-- Problem details --
Set the listing down again in full, word for word, with the pictures left out.

-- Dataset extract --
_ _ _

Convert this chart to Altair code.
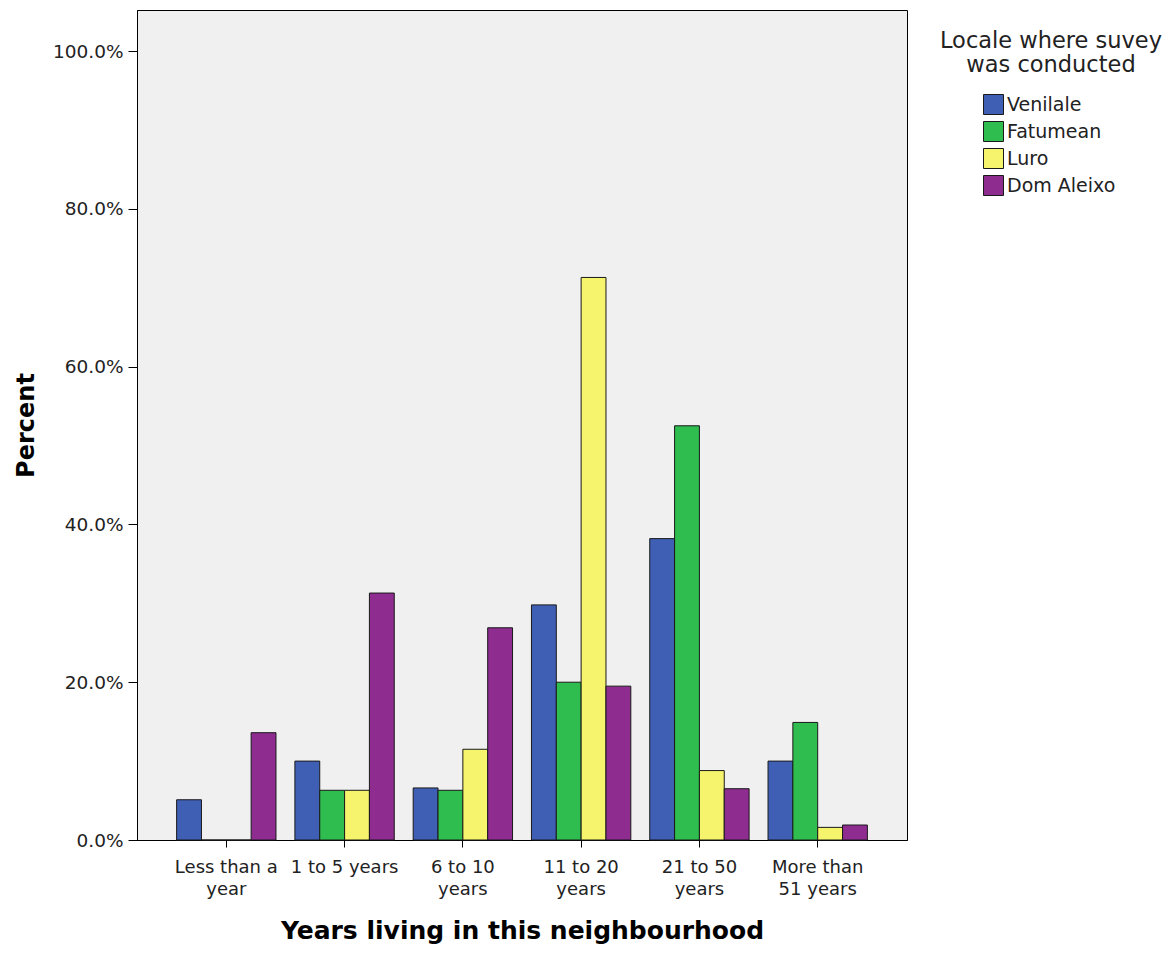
import altair as alt
import pandas as pd

categories = ["Less than a year", "1 to 5 years", "6 to 10 years",
              "11 to 20 years", "21 to 50 years", "More than 51 years"]
category_lines = [["Less than a", "year"], ["1 to 5 years"], ["6 to 10", "years"],
                  ["11 to 20", "years"], ["21 to 50", "years"], ["More than", "51 years"]]
locales = ["Venilale", "Fatumean", "Luro", "Dom Aleixo"]
venilale = [5.1, 10.0, 6.6, 29.8, 38.2, 10.0]
fatumean = [0.0, 6.3, 6.3, 20.0, 52.5, 14.9]
luro = [0.0, 6.3, 11.5, 71.3, 8.8, 1.6]
dom_aleixo = [13.6, 31.3, 26.9, 19.5, 6.5, 1.9]
colors = ["#3f5fb4", "#2ebd4e", "#f6f46c", "#8e2c90"]
y_ticks = [0, 20, 40, 60, 80, 100]
legend_title = "Locale where suvey\nwas conducted"

series = [venilale, fatumean, luro, dom_aleixo]
rows = []
for loc, vals in zip(locales, series):
    for cat, v in zip(categories, vals):
        rows.append({"cat": cat, "locale": loc, "value": v})
df = pd.DataFrame(rows)

# multi-line tick labels
expr = "datum.label"
for cat, lines in reversed(list(zip(categories, category_lines))):
    arr = "[" + ",".join("'" + l + "'" for l in lines) + "]"
    expr = f"datum.value == '{cat}' ? {arr} : ({expr})"

FONT = "DejaVu Sans"

bars = alt.Chart(df).mark_bar(stroke="#1a1a1a", strokeWidth=1).encode(
    x=alt.X("cat:N", sort=categories,
            scale=alt.Scale(paddingInner=0.16, paddingOuter=0.335),
            axis=alt.Axis(title="Years living in this neighbourhood",
                          labelAngle=0, labelExpr=expr, labelLineHeight=22,
                          labelFontSize=18, labelFont=FONT, labelColor="#222222",
                          labelPadding=11, tickSize=7, tickColor="black",
                          domainColor="black", titleFont=FONT, titleFontSize=25,
                          titleFontWeight="bold", titleColor="black",
                          titlePadding=20)),
    xOffset=alt.XOffset("locale:N", sort=locales, scale=alt.Scale(paddingInner=0, paddingOuter=0)),
    y=alt.Y("value:Q", scale=alt.Scale(domain=[0, 105.2], nice=False),
            axis=alt.Axis(title="Percent", values=y_ticks,
                          labelExpr="format(datum.value, '.1f') + '%'",
                          labelFontSize=18.5, labelFont=FONT, labelColor="#222222",
                          labelPadding=5, tickSize=9, tickColor="black",
                          domainColor="black", grid=False,
                          titleFont=FONT, titleFontSize=24, titleFontWeight="bold",
                          titleColor="black", titleX=-111, titleY=415,
                          titleBaseline="middle", titleAlign="center")),
    color=alt.Color("locale:N", sort=locales,
                    scale=alt.Scale(domain=locales, range=colors),
                    legend=alt.Legend(title=None, orient="none", legendX=846, legendY=84,
                                      symbolType="square", symbolSize=400,
                                      symbolStrokeColor="#1a1a1a", symbolStrokeWidth=1,
                                      symbolOpacity=1, labelFont=FONT, labelFontSize=19,
                                      labelColor="#222222", labelOffset=3, rowPadding=2)),
)

title_df = pd.DataFrame({"t": [legend_title]})
legend_text = alt.Chart(title_df).mark_text(
    font=FONT, fontSize=22.5, color="#222222", lineBreak="\n", lineHeight=24,
    align="center", baseline="middle"
).encode(text="t:N", x=alt.value(914), y=alt.value(31))

chart = alt.layer(bars, legend_text).properties(
    width=770, height=830,
    autosize=alt.AutoSizeParams(type="none"),
    padding={"left": 129, "top": 2, "right": 260, "bottom": 105},
    background="white",
).configure_view(stroke="black", strokeWidth=1, fill="#f0f0f0")

chart.save("out.html", embed_options={"renderer": "svg", "actions": False})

_ _ _

-- Result of the task --
Convert this chart to Altair code.
import altair as alt
import pandas as pd

categories = ["Less than a year", "1 to 5 years", "6 to 10 years",
              "11 to 20 years", "21 to 50 years", "More than 51 years"]
category_lines = [["Less than a", "year"], ["1 to 5 years"], ["6 to 10", "years"],
                  ["11 to 20", "years"], ["21 to 50", "years"], ["More than", "51 years"]]
locales = ["Venilale", "Fatumean", "Luro", "Dom Aleixo"]
venilale = [5.1, 10.0, 6.6, 29.8, 38.2, 10.0]
fatumean = [0.0, 6.3, 6.3, 20.0, 52.5, 14.9]
luro = [0.0, 6.3, 11.5, 71.3, 8.8, 1.6]
dom_aleixo = [13.6, 31.3, 26.9, 19.5, 6.5, 1.9]
colors = ["#3f5fb4", "#2ebd4e", "#f6f46c", "#8e2c90"]
y_ticks = [0, 20, 40, 60, 80, 100]
legend_title = "Locale where suvey\nwas conducted"

series = [venilale, fatumean, luro, dom_aleixo]
rows = []
for loc, vals in zip(locales, series):
    for cat, v in zip(categories, vals):
        rows.append({"cat": cat, "locale": loc, "value": v})
df = pd.DataFrame(rows)

# multi-line tick labels
expr = "datum.label"
for cat, lines in reversed(list(zip(categories, category_lines))):
    arr = "[" + ",".join("'" + l + "'" for l in lines) + "]"
    expr = f"datum.value == '{cat}' ? {arr} : ({expr})"

FONT = "DejaVu Sans"

bars = alt.Chart(df).mark_bar(stroke="#1a1a1a", strokeWidth=1).encode(
    x=alt.X("cat:N", sort=categories,
            scale=alt.Scale(paddingInner=0.16, paddingOuter=0.335),
            axis=alt.Axis(title="Years living in this neighbourhood",
                          labelAngle=0, labelExpr=expr, labelLineHeight=22,
                          labelFontSize=18, labelFont=FONT, labelColor="#222222",
                          labelPadding=11, tickSize=7, tickColor="black",
                          domainColor="black", titleFont=FONT, titleFontSize=25,
                          titleFontWeight="bold", titleColor="black",
                          titlePadding=20)),
    xOffset=alt.XOffset("locale:N", sort=locales, scale=alt.Scale(paddingInner=0, paddingOuter=0)),
    y=alt.Y("value:Q", scale=alt.Scale(domain=[0, 105.2], nice=False),
            axis=alt.Axis(title="Percent", values=y_ticks,
                          labelExpr="format(datum.value, '.1f') + '%'",
                          labelFontSize=18.5, labelFont=FONT, labelColor="#222222",
                          labelPadding=5, tickSize=9, tickColor="black",
                          domainColor="black", grid=False,
                          titleFont=FONT, titleFontSize=24, titleFontWeight="bold",
                          titleColor="black", titleX=-111, titleY=415,
                          titleBaseline="middle", titleAlign="center")),
    color=alt.Color("locale:N", sort=locales,
                    scale=alt.Scale(domain=locales, range=colors),
                    legend=alt.Legend(title=None, orient="none", legendX=846, legendY=84,
                                      symbolType="square", symbolSize=400,
                                      symbolStrokeColor="#1a1a1a", symbolStrokeWidth=1,
                                      symbolOpacity=1, labelFont=FONT, labelFontSize=19,
                                      labelColor="#222222", labelOffset=3, rowPadding=2)),
)

title_df = pd.DataFrame({"t": [legend_title]})
legend_text = alt.Chart(title_df).mark_text(
    font=FONT, fontSize=22.5, color="#222222", lineBreak="\n", lineHeight=24,
    align="center", baseline="middle"
).encode(text="t:N", x=alt.value(914), y=alt.value(31))

chart = alt.layer(bars, legend_text).properties(
    width=770, height=830,
    autosize=alt.AutoSizeParams(type="none"),
    padding={"left": 129, "top": 2, "right": 260, "bottom": 105},
    background="white",
).configure_view(stroke="black", strokeWidth=1, fill="#f0f0f0")

chart.save("out.html", embed_options={"renderer": "svg", "actions": False})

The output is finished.